Other times, like when she visited the Oceti Sakowin Camp in North Dakota, her focus is on human rights. “I was invited to Standing Rock by the Cheyenne River Sioux tribe last Thanksgiving,” de Carbuccia said. “We did the shrine together,” which features a bison pelt, burning sage, deer antlers, and more–with police and armed militia positioned on a hill above water protectors on the banks of the Missouri River.
De Carbuccia has increasingly looked to collaborate directly with First Peoples and indigenous communities.

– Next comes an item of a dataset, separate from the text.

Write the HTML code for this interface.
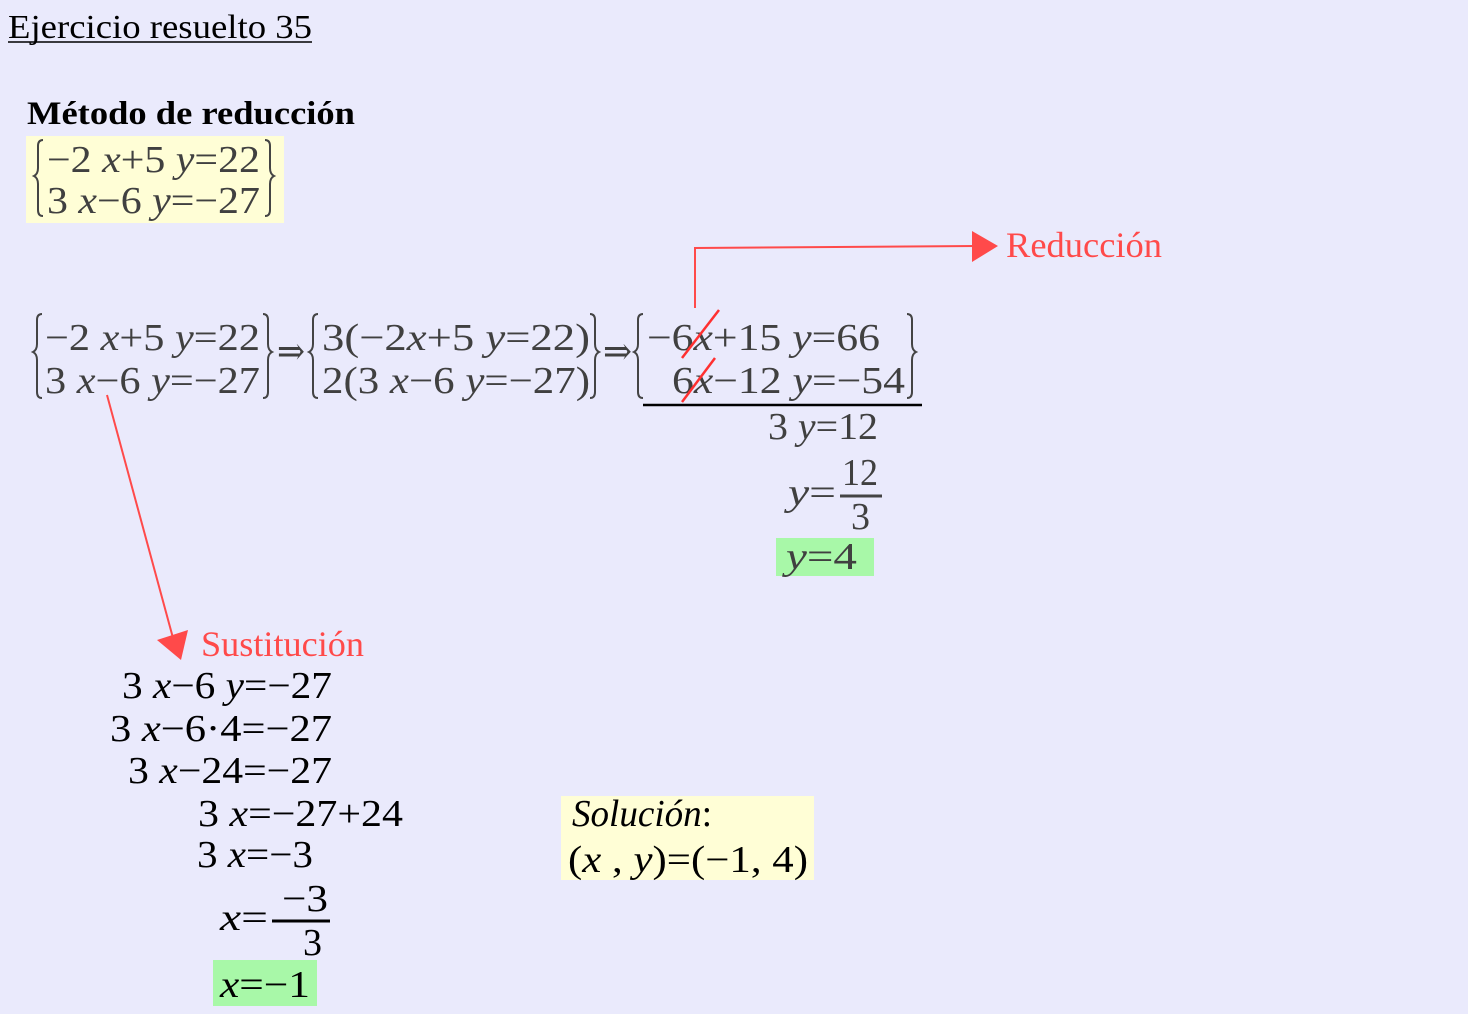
<!DOCTYPE html>
<html><head><meta charset="utf-8"><style>
html,body{margin:0;padding:0;background:#eaeafc;}
svg{display:block;font-family:"Liberation Serif","DejaVu Serif",serif;}
text,tspan{font-family:"Liberation Serif","DejaVu Serif",serif !important;}
.g{fill:#404040;font-size:38px;font-family:"Liberation Serif",serif;}
.k{fill:#000;font-size:38px;font-family:"Liberation Serif",serif;}
.r{fill:#ff4a4a;font-size:36px;}
.i{font-style:italic;}
</style></head><body>
<svg width="1468" height="1014" viewBox="0 0 1468 1014" xmlns="http://www.w3.org/2000/svg" font-family="Liberation Serif, serif">
<rect width="1468" height="1014" fill="#eaeafc"/>
<text x="8" y="38" font-size="34" fill="#000" textLength="304" lengthAdjust="spacingAndGlyphs">Ejercicio resuelto 35</text>
<line x1="8" y1="42" x2="312" y2="42" stroke="#000" stroke-width="1.5"/>
<text x="27" y="124" font-size="33" font-weight="bold" fill="#000" textLength="328" lengthAdjust="spacingAndGlyphs">Método de reducción</text>

<rect x="26" y="136" width="258" height="87" fill="#fffed6"/>
<g fill="none" stroke="#444" stroke-width="2">
<path d="M43,140 q-5,0 -5,6 v22 q0,6 -4,8 q4,2 4,8 v26 q0,6 5,6"/>
<path d="M265,140 q5,0 5,6 v22 q0,6 4,8 q-4,2 -4,8 v26 q0,6 -5,6"/>
<path d="M42,314 q-5,0 -5,6 v24 q0,6 -4,8 q4,2 4,8 v32 q0,6 5,6"/>
<path d="M263,314 q5,0 5,6 v24 q0,6 4,8 q-4,2 -4,8 v32 q0,6 -5,6"/>
<path d="M318,314 q-5,0 -5,6 v24 q0,6 -4,8 q4,2 4,8 v32 q0,6 5,6"/>
<path d="M590,314 q5,0 5,6 v24 q0,6 4,8 q-4,2 -4,8 v32 q0,6 -5,6"/>
<path d="M643,314 q-5,0 -5,6 v24 q0,6 -4,8 q4,2 4,8 v32 q0,6 5,6"/>
<path d="M907,314 q5,0 5,6 v24 q0,6 4,8 q-4,2 -4,8 v32 q0,6 -5,6"/>
</g>
<text class="g" x="47" y="172" textLength="213" lengthAdjust="spacingAndGlyphs">−2 <tspan class="i">x</tspan>+5 <tspan class="i">y</tspan>=22</text>
<text class="g" x="47" y="213" textLength="213" lengthAdjust="spacingAndGlyphs">3 <tspan class="i">x</tspan>−6 <tspan class="i">y</tspan>=−27</text>

<text class="g" x="45" y="350" textLength="215" lengthAdjust="spacingAndGlyphs">−2 <tspan class="i">x</tspan>+5 <tspan class="i">y</tspan>=22</text>
<text class="g" x="45" y="393" textLength="215" lengthAdjust="spacingAndGlyphs">3 <tspan class="i">x</tspan>−6 <tspan class="i">y</tspan>=−27</text>
<text class="g" x="277" y="364" font-size="30" textLength="28" lengthAdjust="spacingAndGlyphs">⇒</text>
<text class="g" x="322" y="350" textLength="268" lengthAdjust="spacingAndGlyphs">3(−2<tspan class="i">x</tspan>+5 <tspan class="i">y</tspan>=22)</text>
<text class="g" x="322" y="393" textLength="268" lengthAdjust="spacingAndGlyphs">2(3 <tspan class="i">x</tspan>−6 <tspan class="i">y</tspan>=−27)</text>
<text class="g" x="603" y="364" font-size="30" textLength="29" lengthAdjust="spacingAndGlyphs">⇒</text>
<text class="g" x="647" y="350" textLength="233" lengthAdjust="spacingAndGlyphs">−6<tspan class="i">x</tspan>+15 <tspan class="i">y</tspan>=66</text>
<text class="g" x="672" y="393" textLength="233" lengthAdjust="spacingAndGlyphs">6<tspan class="i">x</tspan>−12 <tspan class="i">y</tspan>=−54</text>
<line x1="643" y1="405" x2="922" y2="405" stroke="#000" stroke-width="2.5"/>
<g stroke="#ff3030" stroke-width="2.5">
<line x1="682" y1="358" x2="719" y2="310"/>
<line x1="682" y1="402" x2="715" y2="358"/>
</g>
<text class="g" x="768" y="439" textLength="110" lengthAdjust="spacingAndGlyphs">3 <tspan class="i">y</tspan>=12</text>
<text class="g" x="788" y="505" textLength="48" lengthAdjust="spacingAndGlyphs"><tspan class="i">y</tspan>=</text>
<text class="g" x="842" y="485" textLength="36" lengthAdjust="spacingAndGlyphs">12</text>
<line x1="840" y1="496" x2="882" y2="496" stroke="#444" stroke-width="3"/>
<text class="g" x="851" y="529">3</text>
<rect x="776" y="538" width="98" height="38" fill="#a8f8a8"/>
<text class="g" x="786" y="569" textLength="71" lengthAdjust="spacingAndGlyphs"><tspan class="i">y</tspan>=4</text>

<g stroke="#ff4a4a" stroke-width="2" fill="none">
<polyline points="695,308 695,248 976,246"/>
<line x1="107" y1="395" x2="173" y2="638"/>
</g>
<polygon points="972,231 998,246 972,262" fill="#ff4a4a"/>
<polygon points="157,640 188,630 181,660" fill="#ff4a4a"/>
<text class="r" x="1006" y="257" textLength="156" lengthAdjust="spacingAndGlyphs">Reducción</text>
<text class="r" x="201" y="656" textLength="163" lengthAdjust="spacingAndGlyphs">Sustitución</text>

<text class="k" x="122" y="698" textLength="210" lengthAdjust="spacingAndGlyphs">3 <tspan class="i">x</tspan>−6 <tspan class="i">y</tspan>=−27</text>
<text class="k" x="110" y="741" textLength="222" lengthAdjust="spacingAndGlyphs">3 <tspan class="i">x</tspan>−6·4=−27</text>
<text class="k" x="128" y="783" textLength="204" lengthAdjust="spacingAndGlyphs">3 <tspan class="i">x</tspan>−24=−27</text>
<text class="k" x="198" y="826" textLength="205" lengthAdjust="spacingAndGlyphs">3 <tspan class="i">x</tspan>=−27+24</text>
<text class="k" x="197" y="867" textLength="116" lengthAdjust="spacingAndGlyphs">3 <tspan class="i">x</tspan>=−3</text>
<text class="k" x="220" y="930" textLength="48" lengthAdjust="spacingAndGlyphs"><tspan class="i">x</tspan>=</text>
<text class="k" x="282" y="911" textLength="46" lengthAdjust="spacingAndGlyphs">−3</text>
<line x1="272" y1="921" x2="330" y2="921" stroke="#000" stroke-width="3"/>
<text class="k" x="303" y="955">3</text>
<rect x="213" y="960" width="104" height="46" fill="#a8f8a8"/>
<text class="k" x="220" y="997" textLength="90" lengthAdjust="spacingAndGlyphs"><tspan class="i">x</tspan>=−1</text>

<rect x="561" y="796" width="253" height="84" fill="#fffed6"/>
<text class="k" x="572" y="826" textLength="140" lengthAdjust="spacingAndGlyphs"><tspan class="i">Solución</tspan>:</text>
<text class="k" x="568" y="872" textLength="240" lengthAdjust="spacingAndGlyphs">(<tspan class="i">x</tspan> , <tspan class="i">y</tspan>)=(−1, 4)</text>
</svg>
</body></html>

If art is a mirror to society, it’s no surprise, then, that in the past year alone, artists have painted watercolors from hard climate data, created posters in memoriam of extinct species, and even had NASA temperature recordings tattooed on their bodies. The next wave, de Carbuccia says, will be even more provocative–and artistic creations will be darker, if things continue unchanged.
“Scientists at one point tried to convince us climate change was real. Today, they don’t even go there–they’re talking about adaptation. I try to communicate resilience. I’ve chosen to believe that we’re not an invasive species, that we can also be a race of dreamers–we can fix things and have power as individually,” she says.
“But practically speaking, we don’t have any more time. It’s over, we’re done. I’m not pointing fingers at anyone, just showing what I’ve seen and illustrating the consequences of our actions as people.”
You can see de Carbuccia’s work in person at permanent art spaces in Milan and New York City.